I do think movie and stage are different mediums... I would rather watch something cinematic than something that's just a filming of the stage show. Sweeney Todd is one of the best movie musicals I've ever seen because it's incredibly cinematic... a movie has to be a movie and a stage show a stage show.
But it doesn't matter one whit whether they're singing or speaking, it's all fantasy anyway.
They are different mediums. But, I guess, the problem is that movie makers are catering to "the moviegoer". Well moviegoers also go to the theatre. If something is sung onstage, I think it should be sung onscreen. The Ballad of Sweeney Todd worked onstage, why not onscreen? I think Burton said something to the effect that the lyrics gave things away. I would like to see a musical that is totally true to the stage version.

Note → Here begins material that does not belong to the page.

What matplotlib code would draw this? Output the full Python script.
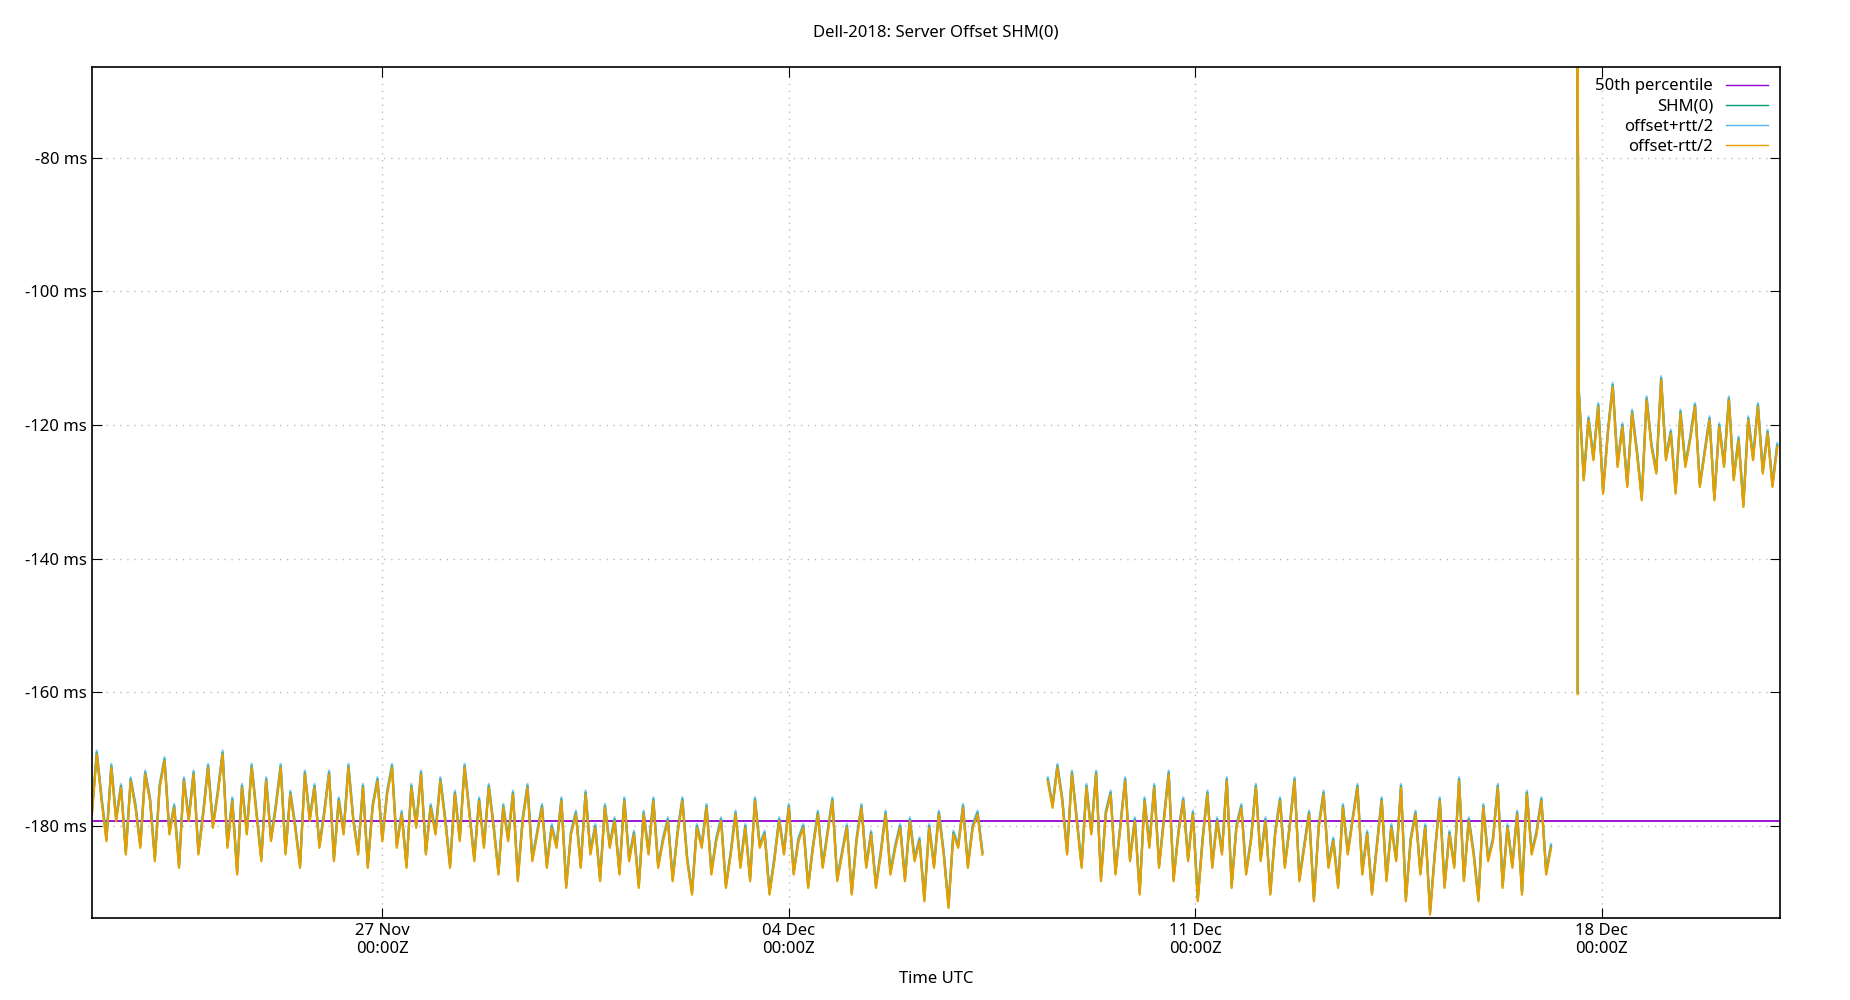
import matplotlib
matplotlib.use('Agg')
import matplotlib.pyplot as plt
import numpy as np
from datetime import datetime, timedelta

plt.rcParams['font.family'] = ['Noto Sans', 'DejaVu Sans']

# offsets in ms, sampled every 2 hours
seg1_start = datetime(2018, 11, 22, 0, 0)
seg1 = [
    -178, -169, -176, -182, -171, -179, -174, -184, -173, -177, -183, -172,
    -176, -185, -174, -170, -181, -177, -186, -173, -179, -172, -184, -178,
    -171, -180, -175, -169, -183, -176, -187, -174, -181, -171, -178, -185,
    -173, -182, -177, -171, -184, -175, -180, -186, -172, -179, -174, -183,
    -178, -172, -185, -176, -181, -171, -179, -184, -174, -186, -177, -173,
    -182, -175, -171, -183, -178, -186, -174, -180, -172, -184, -177, -181,
    -173, -179, -186, -175, -182, -171, -178, -185, -176, -183, -174, -180,
    -187, -177, -182, -175, -188, -179, -174, -185, -181, -177, -186, -180,
    -183, -176, -189, -181, -178, -186, -175, -184, -180, -188, -177, -183,
    -179, -187, -176, -185, -181, -189, -178, -184, -176, -186, -182, -179,
    -188, -181, -176, -185, -190, -180, -183, -177, -187, -182, -179, -189,
    -184, -178, -186, -180, -188, -176, -183, -181, -190, -185, -179, -184,
    -177, -187, -182, -180, -189, -183, -178, -186, -181, -176, -188, -184,
    -180, -190, -182, -177, -186, -181, -189, -184, -178, -187, -183, -180,
    -188, -179, -185, -182, -191, -180, -186, -178, -184, -192, -181, -183,
    -177, -186, -180, -178, -184,
]
seg2_start = datetime(2018, 12, 8, 11, 0)
seg2 = [
    -173, -177, -171, -176, -184, -172, -179, -186, -174, -181, -172, -188,
    -178, -175, -187, -180, -173, -185, -179, -190, -176, -183, -174, -186,
    -179, -172, -188, -181, -176, -185, -178, -191, -182, -175, -186, -179,
    -184, -173, -189, -180, -177, -187, -182, -174, -185, -179, -190, -181,
    -176, -186, -180, -173, -188, -183, -178, -191, -180, -175, -186, -182,
    -189, -177, -184, -179, -174, -187, -181, -190, -183, -176, -188, -180,
    -185, -174, -191, -182, -178, -187, -180, -193, -184, -176, -189, -181,
    -186, -173, -188, -179, -184, -191, -177, -185, -182, -174, -189, -180,
    -186, -178, -190, -175, -184, -181, -176, -187, -183,
]
spike_time = datetime(2018, 12, 17, 14, 0)
spike = [-160, -66]
seg3_start = datetime(2018, 12, 17, 14, 30)
seg3 = [
    -115, -128, -119, -125, -117, -130, -121, -114, -126, -120, -129, -118,
    -124, -131, -116, -123, -127, -113, -125, -121, -130, -118, -126, -122,
    -117, -129, -124, -119, -131, -120, -126, -116, -128, -122, -132, -119,
    -125, -117, -127, -121, -129, -123,
]
median_ms = -179.3
half_rtt = 0.3

def times(start, n, step_h=2.0):
    return [start + timedelta(hours=step_h * i) for i in range(n)]

t1 = times(seg1_start, len(seg1))
t2 = times(seg2_start, len(seg2))
t3 = times(seg3_start, len(seg3))
gap1 = t1[-1] + timedelta(hours=1)
gap2 = t2[-1] + timedelta(hours=1)
t_all = t1 + [gap1] + t2 + [gap2] + [spike_time, spike_time] + t3
v_all = np.array(seg1 + [np.nan] + seg2 + [np.nan] + spike + seg3, dtype=float)

fig = plt.figure(figsize=(18.5, 10), dpi=100)
ax = fig.add_axes([0.0497, 0.0823, 0.9123, 0.851])

xmin = datetime(2018, 11, 22, 0, 0)
xmax = datetime(2018, 12, 21, 1, 30)
ax.plot([xmin, xmax], [median_ms, median_ms], color='#9400d3', lw=1.3, label='50th percentile')
ax.plot(t_all, v_all, color='#009e73', lw=1.6, label='SHM(0)')
ax.plot(t_all, v_all + half_rtt, color='#56b4e9', lw=1.6, alpha=0.6, label='offset+rtt/2')
ax.plot(t_all, v_all - half_rtt, color='#e69f00', lw=1.6, label='offset-rtt/2')

ax.set_xlim(xmin, xmax)
ax.set_ylim(-193.75, -66.4)
yt = [-80, -100, -120, -140, -160, -180]
ax.set_yticks(yt)
ax.set_yticklabels([f"{v} ms" for v in yt])
xt = [datetime(2018, 11, 27), datetime(2018, 12, 4), datetime(2018, 12, 11), datetime(2018, 12, 18)]
ax.set_xticks(xt)
ax.set_xticklabels([d.strftime('%d %b') + '\n00:00Z' for d in xt])
ax.tick_params(direction='in', top=True, right=True, length=7, labelsize=12)
ax.grid(True, linestyle=(0, (1, 4)), color='#bbbbbb', lw=1)
for s in ax.spines.values():
    s.set_linewidth(1.2)

ax.set_title('Dell-2018: Server Offset SHM(0)', fontsize=12, pad=22)
ax.set_xlabel('Time UTC', fontsize=12, labelpad=10)
leg = ax.legend(loc='upper right', frameon=False, markerfirst=False, fontsize=12,
                handlelength=2.5, labelspacing=0.25, borderaxespad=0.3)
for line in leg.get_lines():
    line.set_linewidth(1.0)
    line.set_alpha(1.0)

fig.savefig('out.png', dpi=100)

Don't cater to but maybe push those "moviegoers". The whole thing about moviegoers not being able to handle people breaking out in song makes no sense. It is a musical!
Broadway Star Joined: 11/13/05
But being totally true to the stage version does not a good movie make. Witness "The Producers". I'd rather have a movie that effectively captures the spirit of a stage show with some alterations than an exact copy on film.
Robbie's right about Chicago. It couldn't have worked any other way, because those are Vaudeville/Burlesque stage numbers. On film, it could only happen as a fantasy in her mind. Other than that, you would have had to simply film a stage show. And that would have tanked with audiences.
But integrated singing and dancing on film is merely a cinematic device. And movies are FILLED with illogical cinematic devices today. Unfortunately, THAT one's gone out of style.
I have a bigger problem understanding why audiences today can buy a full orchestra following a car chase around... or a guy who dodges 300 bullets in 10 seconds unscathed... or the guy who gets stabbed in the arm, and then recovers completely with no blood, two minutes later... or falls off a 1,000-foot cliff and survives it...
...yet when he opens his mouth to SING or kicks up his heels to DANCE, the audience groans, "That's not believable!"
Oh, really?
I don't justify it...the director does.